Aim: Extract the lines of the material below, beginning with the first and ending with the line that holds "fc='white', ec='#222222', lw=1.2))". Skip every picture.
──────── Collected material
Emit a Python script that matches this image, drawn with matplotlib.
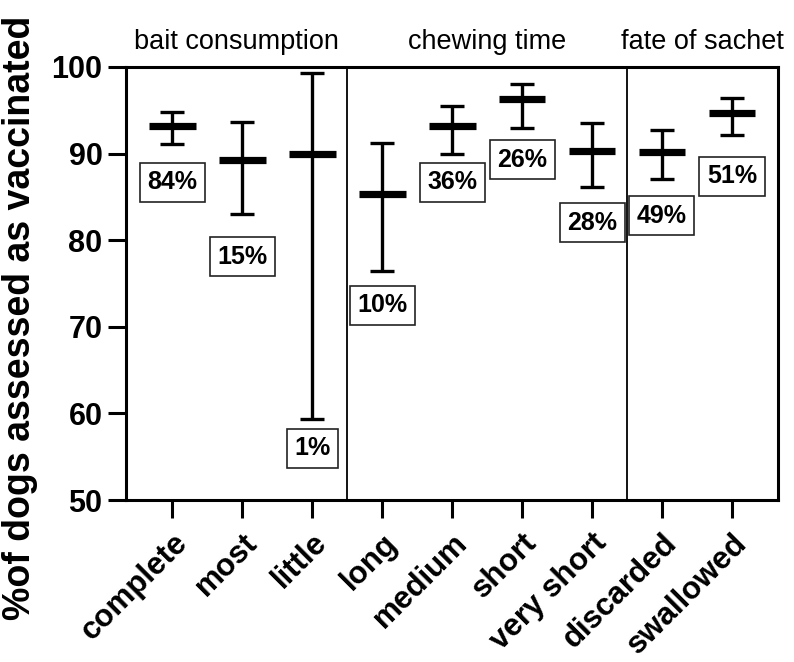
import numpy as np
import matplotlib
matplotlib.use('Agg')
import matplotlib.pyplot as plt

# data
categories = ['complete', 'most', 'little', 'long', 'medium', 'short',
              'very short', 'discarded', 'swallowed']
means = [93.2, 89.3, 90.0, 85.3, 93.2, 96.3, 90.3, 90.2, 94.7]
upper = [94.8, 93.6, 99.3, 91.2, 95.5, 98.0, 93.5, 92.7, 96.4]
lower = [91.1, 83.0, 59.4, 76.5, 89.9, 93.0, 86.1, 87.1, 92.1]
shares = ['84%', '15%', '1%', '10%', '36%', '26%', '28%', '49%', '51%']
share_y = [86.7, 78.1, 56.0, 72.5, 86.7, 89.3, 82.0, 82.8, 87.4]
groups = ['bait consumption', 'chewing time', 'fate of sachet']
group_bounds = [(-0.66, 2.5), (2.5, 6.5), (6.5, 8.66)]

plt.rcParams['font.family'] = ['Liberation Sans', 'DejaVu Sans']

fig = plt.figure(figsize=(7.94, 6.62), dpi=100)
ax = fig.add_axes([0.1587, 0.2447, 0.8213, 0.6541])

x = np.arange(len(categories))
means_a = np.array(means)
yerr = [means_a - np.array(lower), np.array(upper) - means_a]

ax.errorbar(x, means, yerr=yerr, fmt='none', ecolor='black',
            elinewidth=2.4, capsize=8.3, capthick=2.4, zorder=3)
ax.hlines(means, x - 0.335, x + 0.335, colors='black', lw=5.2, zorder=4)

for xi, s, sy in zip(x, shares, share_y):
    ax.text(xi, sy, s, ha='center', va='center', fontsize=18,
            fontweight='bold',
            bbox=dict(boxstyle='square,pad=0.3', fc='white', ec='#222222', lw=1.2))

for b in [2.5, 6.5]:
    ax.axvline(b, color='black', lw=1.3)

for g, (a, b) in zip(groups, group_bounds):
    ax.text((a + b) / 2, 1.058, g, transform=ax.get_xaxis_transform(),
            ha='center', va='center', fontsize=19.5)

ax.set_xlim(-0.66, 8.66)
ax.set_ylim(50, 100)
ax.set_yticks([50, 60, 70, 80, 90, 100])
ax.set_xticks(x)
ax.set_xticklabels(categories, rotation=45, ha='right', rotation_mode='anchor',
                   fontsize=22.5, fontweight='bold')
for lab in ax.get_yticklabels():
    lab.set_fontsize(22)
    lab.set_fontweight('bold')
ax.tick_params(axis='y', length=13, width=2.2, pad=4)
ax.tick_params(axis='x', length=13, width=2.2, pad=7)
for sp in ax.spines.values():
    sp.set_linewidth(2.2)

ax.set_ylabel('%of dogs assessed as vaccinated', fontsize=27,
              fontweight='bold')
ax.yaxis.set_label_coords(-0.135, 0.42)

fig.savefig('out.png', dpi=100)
────────────────
Result below:
Emit a Python script that matches this image, drawn with matplotlib.
import numpy as np
import matplotlib
matplotlib.use('Agg')
import matplotlib.pyplot as plt

# data
categories = ['complete', 'most', 'little', 'long', 'medium', 'short',
              'very short', 'discarded', 'swallowed']
means = [93.2, 89.3, 90.0, 85.3, 93.2, 96.3, 90.3, 90.2, 94.7]
upper = [94.8, 93.6, 99.3, 91.2, 95.5, 98.0, 93.5, 92.7, 96.4]
lower = [91.1, 83.0, 59.4, 76.5, 89.9, 93.0, 86.1, 87.1, 92.1]
shares = ['84%', '15%', '1%', '10%', '36%', '26%', '28%', '49%', '51%']
share_y = [86.7, 78.1, 56.0, 72.5, 86.7, 89.3, 82.0, 82.8, 87.4]
groups = ['bait consumption', 'chewing time', 'fate of sachet']
group_bounds = [(-0.66, 2.5), (2.5, 6.5), (6.5, 8.66)]

plt.rcParams['font.family'] = ['Liberation Sans', 'DejaVu Sans']

fig = plt.figure(figsize=(7.94, 6.62), dpi=100)
ax = fig.add_axes([0.1587, 0.2447, 0.8213, 0.6541])

x = np.arange(len(categories))
means_a = np.array(means)
yerr = [means_a - np.array(lower), np.array(upper) - means_a]

ax.errorbar(x, means, yerr=yerr, fmt='none', ecolor='black',
            elinewidth=2.4, capsize=8.3, capthick=2.4, zorder=3)
ax.hlines(means, x - 0.335, x + 0.335, colors='black', lw=5.2, zorder=4)

for xi, s, sy in zip(x, shares, share_y):
    ax.text(xi, sy, s, ha='center', va='center', fontsize=18,
            fontweight='bold',
            bbox=dict(boxstyle='square,pad=0.3', fc='white', ec='#222222', lw=1.2))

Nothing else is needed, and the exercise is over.